Reduced-susceptibility staph on the increase
Reduced-susceptibility staph on the increase
CDC has documented 15 cases in last 18 months
The Centers for Disease Control and Prevention is stepping up efforts to identify and analyze rapidly emerging staph strains with reduced susceptibility to vancomycin. The strains have a minimum inhibitory concentration (MIC) of four for vancomycin, about half the level of resistance to the antibiotic as vancomycin-intermediate Staphylococcus aureus (VISA). Infection control professionals are urged to assist in the surveillance, which is being done in part to assess the need and efficacy of recommended precautions.
There have been six confirmed cases of VISA in the United States since 1997, but the CDC has confirmed 15 cases of the reduced-susceptibility strains in the last 18 months alone, Scott Fridkin, MD, a medical epidemiologist in the CDC’s hospital infections program, said recently in Toronto at the Interscience Conference on Antimicrobial Agents and Chemotherapy (ICAAC).
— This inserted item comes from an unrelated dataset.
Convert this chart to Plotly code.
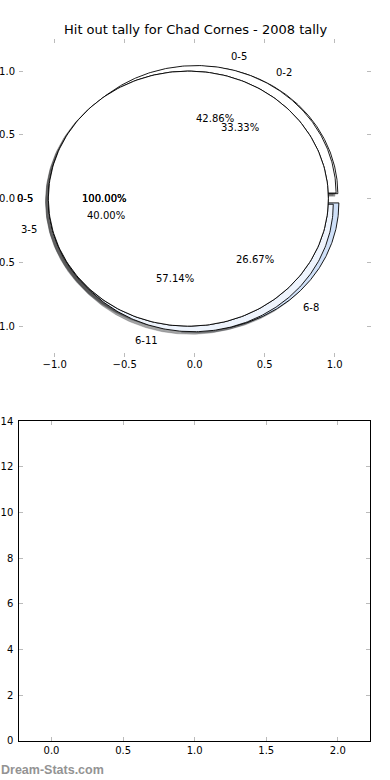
import numpy as np
import plotly.graph_objects as go

# ---------------- data ----------------
title_text = "Hit out tally for Chad Cornes - 2008 tally"
watermark = "Dream-Stats.com"

pieB_labels = ["0-2", "3-5", "6-8"]
pieB_values = [5, 6, 4]
pieA_labels = ["0-5", "6-11"]
pieA_values = [6, 8]
pieC_labels = ["0-5"]
pieC_values = [14]

pieB_colors = ["#ffffff", "#e9f1fc", "#cfe0f8"]
pieA_colors = ["#ffffff", "#eef4fd"]
pieC_colors = ["#ffffff"]

explode = 0.045

x_ticks_top = [-1.0, -0.5, 0.0, 0.5, 1.0]
y_ticks_top = [-1.0, -0.5, 0.0, 0.5, 1.0]
x_ticks_bottom = [0.0, 0.5, 1.0, 1.5, 2.0]
y_ticks_bottom = [0, 2, 4, 6, 8, 10, 12, 14]
bar_positions = [0, 1, 2]
bar_values = [0, 0, 0]

# draw order: B, A, C (C twice)
pies = [
    (pieB_labels, pieB_values, pieB_colors),
    (pieA_labels, pieA_values, pieA_colors),
    (pieC_labels, pieC_values, pieC_colors),
    (pieC_labels, pieC_values, pieC_colors),
]

W, H = 390, 780
FONT = "DejaVu Sans"


def wedge_geometry(values):
    total = float(sum(values))
    out = []
    t1 = 0.0
    for v in values:
        frac = v / total
        t2 = t1 + 360.0 * frac
        mid = np.deg2rad((t1 + t2) / 2.0)
        cx, cy = explode * np.cos(mid), explode * np.sin(mid)
        th = np.deg2rad(np.linspace(t1, t2, 240))
        ax_ = cx + np.cos(th)
        ay_ = cy + np.sin(th)
        if frac > 0.999999:
            xs, ys = list(ax_), list(ay_)
        else:
            xs = [cx] + list(ax_) + [cx]
            ys = [cy] + list(ay_) + [cy]
        out.append(dict(xs=xs, ys=ys, cx=cx, cy=cy, mid=mid, frac=frac))
        t1 = t2
    return out


def darker(hexcol):
    h = hexcol.lstrip("#")
    r, g, b = int(h[0:2], 16), int(h[2:4], 16), int(h[4:6], 16)
    return "rgba(%d,%d,%d,0.5)" % (r * 0.3, g * 0.3, b * 0.3)


fig = go.Figure()

geoms = [wedge_geometry(v) for (_, v, _) in pies]

# shadows first
for (labels, values, colors), geo in zip(pies, geoms):
    for g, col in zip(geo, colors):
        fig.add_trace(go.Scatter(
            x=[xx - 0.02 for xx in g["xs"]], y=[yy - 0.02 for yy in g["ys"]],
            mode="lines", fill="toself", fillcolor=darker(col),
            line=dict(color=darker(col), width=0.5),
            hoverinfo="skip", showlegend=False, xaxis="x", yaxis="y"))

# wedges
for (labels, values, colors), geo in zip(pies, geoms):
    for g, col in zip(geo, colors):
        fig.add_trace(go.Scatter(
            x=g["xs"], y=g["ys"], mode="lines", fill="toself", fillcolor=col,
            line=dict(color="black", width=0.9),
            hoverinfo="skip", showlegend=False, xaxis="x", yaxis="y"))

annotations = []
for (labels, values, colors), geo in zip(pies, geoms):
    for g, lab in zip(geo, labels):
        lx = g["cx"] + 1.1 * np.cos(g["mid"])
        ly = g["cy"] + 1.1 * np.sin(g["mid"])
        annotations.append(dict(
            x=lx, y=ly, xref="x", yref="y", text=lab, showarrow=False, borderpad=0,
            xanchor="left" if lx > 0 else "right", yanchor="middle",
            font=dict(size=10, color="black", family=FONT)))
        px_ = g["cx"] + 0.6 * np.cos(g["mid"])
        py_ = g["cy"] + 0.6 * np.sin(g["mid"])
        annotations.append(dict(
            x=px_, y=py_, xref="x", yref="y", text="%.2f%%" % (100 * g["frac"]),
            showarrow=False, borderpad=0, xanchor="center", yanchor="middle",
            font=dict(size=10, color="black", family=FONT)))

# bottom (empty) bar chart
fig.add_trace(go.Bar(x=bar_positions, y=bar_values, width=0.45,
                     marker=dict(color="#4f81bd", line=dict(width=0)),
                     hoverinfo="skip", showlegend=False, xaxis="x2", yaxis="y2"))

annotations.append(dict(
    x=0.5, y=1 - 30 / H, xref="paper", yref="paper", text=title_text,
    showarrow=False, xanchor="center", yanchor="middle",
    font=dict(size=13, color="black", family=FONT)))
annotations.append(dict(
    x=0.0, y=1 - 770 / H, xref="paper", yref="paper", text="<b>%s</b>" % watermark,
    showarrow=False, xanchor="left", yanchor="middle", borderpad=0,
    font=dict(size=12.5, color="#939393", family="Liberation Sans")))

tick_common = dict(ticks="inside", ticklen=4, tickwidth=1, tickcolor="#bbbbbb",
                   showgrid=False, zeroline=False, mirror="ticks", automargin=False,
                   tickfont=dict(size=10, color="black", family=FONT))

fig.update_layout(
    width=W, height=H, autosize=False,
    margin=dict(l=0, r=0, t=0, b=0, pad=0, autoexpand=False),
    paper_bgcolor="white", plot_bgcolor="rgba(0,0,0,0)",
    font=dict(family=FONT, size=10, color="black"),
    annotations=annotations,
    xaxis=dict(domain=[19 / W, 371 / W], range=[-1.2548, 1.2595], anchor="y",
               tickvals=x_ticks_top, tickformat=".1f", showline=False, **tick_common),
    yaxis=dict(domain=[1 - 357 / H, 1 - 38.5 / H], range=[-1.242, 1.256], anchor="x",
               tickvals=y_ticks_top, tickformat=".1f", showline=False,
               ticklabelstandoff=3, **tick_common),
    xaxis2=dict(domain=[19.3 / W, 370 / W], range=[-0.225, 2.225], anchor="y2",
                tickvals=x_ticks_bottom, tickformat=".1f", showline=True,
                linecolor="black", linewidth=1, **tick_common),
    yaxis2=dict(domain=[1 - 740.7 / H, 1 - 421.3 / H], range=[0, 14], anchor="x2",
                tickvals=y_ticks_bottom, showline=True,
                linecolor="black", linewidth=1, ticklabelstandoff=3, **tick_common),
)

fig.write_html(
    "out.html",
    config={"displayModeBar": False, "responsive": False},
    post_script=(
        "document.documentElement.style.margin='0px';"
        "document.body.style.margin='0px';document.body.style.padding='0px';"
        "document.documentElement.style.overflow='hidden';document.body.style.overflow='hidden';"
        "var d=document.getElementById('{plot_id}');"
        "d.style.position='fixed';d.style.left='0px';d.style.top='0px';"
    ),
)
"We actually have one report where there was spread to a family member of this organism," he emphasized. "I believe it went from the son, who was [previously] hospitalized, to the mother, who was somewhat ill and subsequently was hospitalized with a Staph aureus infection with this same MIC of four. So there has been spread documented."
As previously reported in Hospital Infection Control, that case involved a patient who came in to a hospital colonized with an MRSA strain that barely registered for any reduced susceptibility to vancomycin, with lab tests showing it had less than one MIC. However, the level of resistance increased to four MIC after the patient was administered vancomycin for 45 days during hospitalization.1 (See HIC, August 2000.)
While the pathogens are of concern in their own right, the presence of the reduced-susceptibility strains may precede the emergence of VISA in a patient population, Fridkin said. "In attempting to get a sense of how frequent or how common this organism is in the U.S., we’ve [initiated] enhanced case finding to identify these patients — these infections — as soon as possible," he said. "We’ve established partnerships with industry and academia. [CDC is] basically working with some of the other surveillance systems, the private surveillance systems that are out there, [asking] if they identify any of these to please let us know. We’ve offered expedited confirmatory testing. The reason we’re trying to identify these patients is to help assess what prevention strategies the infection control teams are using and also to try and help coordinate the public health response."
In that regard, the CDC is asking that any S. aureus isolate for which the vancomycin MIC is greater than or equal to four to be sent to the agency for confirmatory testing. "We definitely have some concerns that these patients are very similar to patients with actual VISA," he said. "There are infection control and treatment
implications."
Currently, the CDC is recommending that patients with the reduced-susceptibility strains be placed under contact isolation similar to that recommended for methicillin-resistant S. aureus. Infection control measures for VISA are considerably more stringent, including wearing masks, culturing contacts, and monitoring compliance with precautions.
CDC guidelines also call for infection control professionals to minimize the number of health care contacts for VISA patients, and that is commonly being interpreted as one-to-one nursing, Fridkin said. Evaluating possible spread to health care workers, other patients, and contacts also is recommended for VISA, he said as a reminder, although he conceded that such efforts could become expensive if interpreted broadly. No secondary transmission of VISA has been identified.
"Monitoring personnel for acquisition of the isolate is commonly an oversight, and you want to highlight that," he said. "It’s important. We need to assess the efficacy of these precautions."
The common denominator in many of the VISA cases reported so far has been prolonged administration of vancomycin, Mary Rogeman, MD, hospital epidemiologist at the VA Medical Center in Baltimore and professor of Medicine at the University of Maryland, said in another ICAAC session.
"I think it is very important for us to remember this, particularly in our clinical practices, as we note patients who are receiving prolonged courses of vancomycin," she said. "Being on a clinical service this month, I have one patient in our medical intensive care unit who is going on her ninth week of vancomycin, and I am quite frightened that we’re going to be isolating this as well."
Reference
1. Greene L, Chodoff A, Hollick G, et al. Evidence for community transmission of methicillin-resistant Staphylococcus aureus with a propensity for reduced vancomycin susceptibility. Presented at the Association for Professionals in Infection Control and Epidemiology. Minneapolis; June 18-22, 2000.